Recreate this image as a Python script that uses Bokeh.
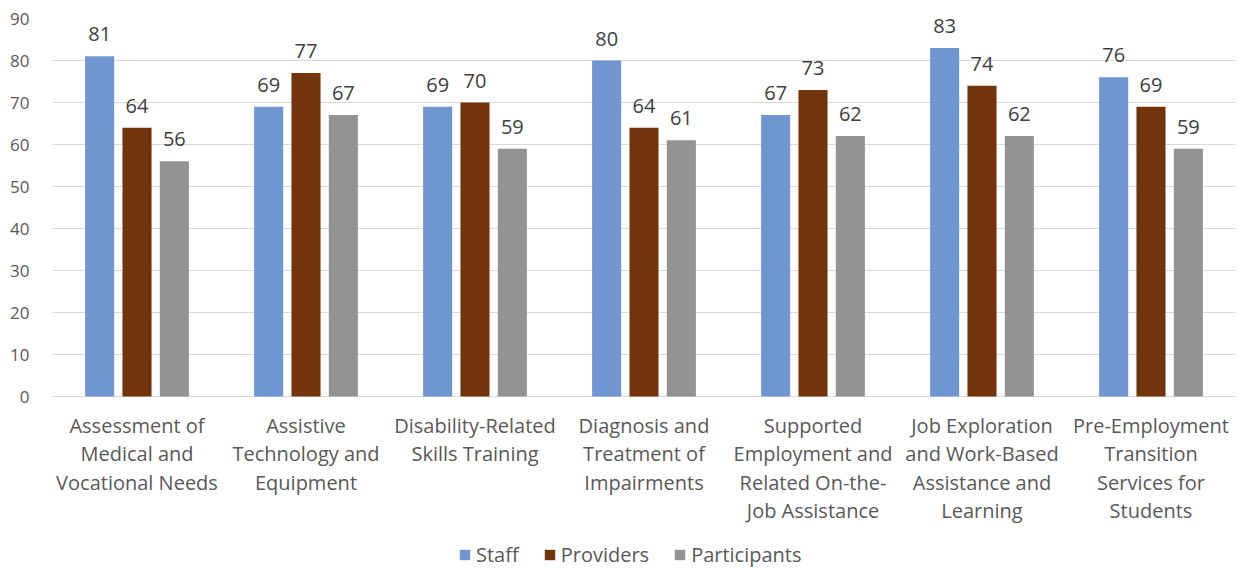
from bokeh.plotting import figure
from bokeh.models import (ColumnDataSource, FactorRange, LabelSet, Legend,
                          LegendItem, SingleIntervalTicker)
from bokeh.core.properties import value
from bokeh.transform import dodge
from bokeh.embed import file_html
from bokeh.resources import INLINE

# Service categories (multi-line labels under each group)
categories = [
    "Assessment of\nMedical and\nVocational Needs",
    "Assistive\nTechnology and\nEquipment",
    "Disability-Related\nSkills Training",
    "Diagnosis and\nTreatment of\nImpairments",
    "Supported\nEmployment and\nRelated On-the-\nJob Assistance",
    "Job Exploration\nand Work-Based\nAssistance and\nLearning",
    "Pre-Employment\nTransition\nServices for\nStudents",
]

staff = [81, 69, 69, 80, 67, 83, 76]
providers = [64, 77, 70, 64, 73, 74, 69]
participants = [56, 67, 59, 61, 62, 62, 59]

FONT = "Open Sans"
BLUE = "#7096D2"
BROWN = "#72340B"
GREY = "#939393"
TEXT = "#595959"

src = ColumnDataSource(dict(
    cat=categories,
    base=[0] * len(categories),
    staff=staff,
    providers=providers,
    participants=participants,
    staff_txt=[str(v) for v in staff],
    providers_txt=[str(v) for v in providers],
    participants_txt=[str(v) for v in participants],
))

# One row per label line, so every line is centred under its group
LINE_STEP = 28.5
FIRST_LINE = 15
line_cat, line_txt, line_off = [], [], []
for c in categories:
    for i, t in enumerate(c.split("\n")):
        line_cat.append(c)
        line_txt.append(t)
        line_off.append(-(FIRST_LINE + i * LINE_STEP))
lines_src = ColumnDataSource(dict(
    cat=line_cat, txt=line_txt, off=line_off, base=[0] * len(line_cat),
))

# The frame runs to the bottom edge so the category labels and the
# legend can live inside it, under the zero line.
Y_MAX = 90
PX_PER_UNIT = 4.2
FRAME_H = 551
y_start = Y_MAX - FRAME_H / PX_PER_UNIT

p = figure(
    x_range=FactorRange(*categories),
    y_range=(y_start, Y_MAX),
    frame_width=1183,
    frame_height=FRAME_H,
    output_backend="svg",
    toolbar_location=None,
    x_axis_location=None,
    min_border_left=52,
    min_border_right=4,
    min_border_top=18,
    min_border_bottom=0,
)

OFFSET = 0.221
BAR_W = 0.172

series = [
    ("Staff", "staff", -OFFSET, BLUE),
    ("Providers", "providers", 0.0, BROWN),
    ("Participants", "participants", OFFSET, GREY),
]

items = []
for name, col, off, color in series:
    xs = dodge("cat", off, range=p.x_range)
    r = p.vbar(x=xs, top=col, bottom="base", width=BAR_W, source=src,
               fill_color=color, line_color=None)
    items.append(LegendItem(label=name, renderers=[r]))
    p.add_layout(LabelSet(
        x=xs, y=col, text=col + "_txt", source=src,
        text_align="center", text_baseline="alphabetic", y_offset=15,
        text_font=value(FONT), text_font_size="20px", text_color="#404040",
    ))

# Category labels hanging from the zero line
p.add_layout(LabelSet(
    x="cat", y="base", text="txt", y_offset="off", source=lines_src,
    text_align="center", text_baseline="top",
    text_font=value(FONT), text_font_size="20px", text_color=TEXT,
))

# Value axis
p.yaxis.ticker = SingleIntervalTicker(interval=10)
p.yaxis.bounds = (0, Y_MAX)
p.yaxis.axis_line_color = None
p.yaxis.major_tick_line_color = None
p.yaxis.minor_tick_line_color = None
p.yaxis.major_tick_out = 0
p.yaxis.major_label_standoff = 19
p.yaxis.major_label_text_font = FONT
p.yaxis.major_label_text_font_size = "17px"
p.yaxis.major_label_text_color = TEXT

p.ygrid.grid_line_color = "#D9D9D9"
p.ygrid.grid_line_width = 1
p.ygrid.bounds = (0, Y_MAX)
p.xgrid.grid_line_color = None
p.outline_line_color = None

legend = Legend(
    items=items, orientation="horizontal", location=(406, 1),
    border_line_color=None, background_fill_alpha=0,
    label_text_font=FONT, label_text_font_size="20px",
    label_text_color=TEXT,
    glyph_width=13, glyph_height=13, label_standoff=5, spacing=24,
    padding=0, margin=0,
)
p.add_layout(legend, "center")

open("out.html", "w").write(file_html(p, INLINE))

______________________________

Work to be completed:
Retype each line of the listing above word for word. Exclude the pictures.

Problem solution:
Recreate this image as a Python script that uses Bokeh.
from bokeh.plotting import figure
from bokeh.models import (ColumnDataSource, FactorRange, LabelSet, Legend,
                          LegendItem, SingleIntervalTicker)
from bokeh.core.properties import value
from bokeh.transform import dodge
from bokeh.embed import file_html
from bokeh.resources import INLINE

# Service categories (multi-line labels under each group)
categories = [
    "Assessment of\nMedical and\nVocational Needs",
    "Assistive\nTechnology and\nEquipment",
    "Disability-Related\nSkills Training",
    "Diagnosis and\nTreatment of\nImpairments",
    "Supported\nEmployment and\nRelated On-the-\nJob Assistance",
    "Job Exploration\nand Work-Based\nAssistance and\nLearning",
    "Pre-Employment\nTransition\nServices for\nStudents",
]

staff = [81, 69, 69, 80, 67, 83, 76]
providers = [64, 77, 70, 64, 73, 74, 69]
participants = [56, 67, 59, 61, 62, 62, 59]

FONT = "Open Sans"
BLUE = "#7096D2"
BROWN = "#72340B"
GREY = "#939393"
TEXT = "#595959"

src = ColumnDataSource(dict(
    cat=categories,
    base=[0] * len(categories),
    staff=staff,
    providers=providers,
    participants=participants,
    staff_txt=[str(v) for v in staff],
    providers_txt=[str(v) for v in providers],
    participants_txt=[str(v) for v in participants],
))

# One row per label line, so every line is centred under its group
LINE_STEP = 28.5
FIRST_LINE = 15
line_cat, line_txt, line_off = [], [], []
for c in categories:
    for i, t in enumerate(c.split("\n")):
        line_cat.append(c)
        line_txt.append(t)
        line_off.append(-(FIRST_LINE + i * LINE_STEP))
lines_src = ColumnDataSource(dict(
    cat=line_cat, txt=line_txt, off=line_off, base=[0] * len(line_cat),
))

# The frame runs to the bottom edge so the category labels and the
# legend can live inside it, under the zero line.
Y_MAX = 90
PX_PER_UNIT = 4.2
FRAME_H = 551
y_start = Y_MAX - FRAME_H / PX_PER_UNIT

p = figure(
    x_range=FactorRange(*categories),
    y_range=(y_start, Y_MAX),
    frame_width=1183,
    frame_height=FRAME_H,
    output_backend="svg",
    toolbar_location=None,
    x_axis_location=None,
    min_border_left=52,
    min_border_right=4,
    min_border_top=18,
    min_border_bottom=0,
)

OFFSET = 0.221
BAR_W = 0.172

series = [
    ("Staff", "staff", -OFFSET, BLUE),
    ("Providers", "providers", 0.0, BROWN),
    ("Participants", "participants", OFFSET, GREY),
]

items = []
for name, col, off, color in series:
    xs = dodge("cat", off, range=p.x_range)
    r = p.vbar(x=xs, top=col, bottom="base", width=BAR_W, source=src,
               fill_color=color, line_color=None)
    items.append(LegendItem(label=name, renderers=[r]))
    p.add_layout(LabelSet(
        x=xs, y=col, text=col + "_txt", source=src,
        text_align="center", text_baseline="alphabetic", y_offset=15,
        text_font=value(FONT), text_font_size="20px", text_color="#404040",
    ))

# Category labels hanging from the zero line
p.add_layout(LabelSet(
    x="cat", y="base", text="txt", y_offset="off", source=lines_src,
    text_align="center", text_baseline="top",
    text_font=value(FONT), text_font_size="20px", text_color=TEXT,
))

# Value axis
p.yaxis.ticker = SingleIntervalTicker(interval=10)
p.yaxis.bounds = (0, Y_MAX)
p.yaxis.axis_line_color = None
p.yaxis.major_tick_line_color = None
p.yaxis.minor_tick_line_color = None
p.yaxis.major_tick_out = 0
p.yaxis.major_label_standoff = 19
p.yaxis.major_label_text_font = FONT
p.yaxis.major_label_text_font_size = "17px"
p.yaxis.major_label_text_color = TEXT

p.ygrid.grid_line_color = "#D9D9D9"
p.ygrid.grid_line_width = 1
p.ygrid.bounds = (0, Y_MAX)
p.xgrid.grid_line_color = None
p.outline_line_color = None

legend = Legend(
    items=items, orientation="horizontal", location=(406, 1),
    border_line_color=None, background_fill_alpha=0,
    label_text_font=FONT, label_text_font_size="20px",
    label_text_color=TEXT,
    glyph_width=13, glyph_height=13, label_standoff=5, spacing=24,
    padding=0, margin=0,
)
p.add_layout(legend, "center")

open("out.html", "w").write(file_html(p, INLINE))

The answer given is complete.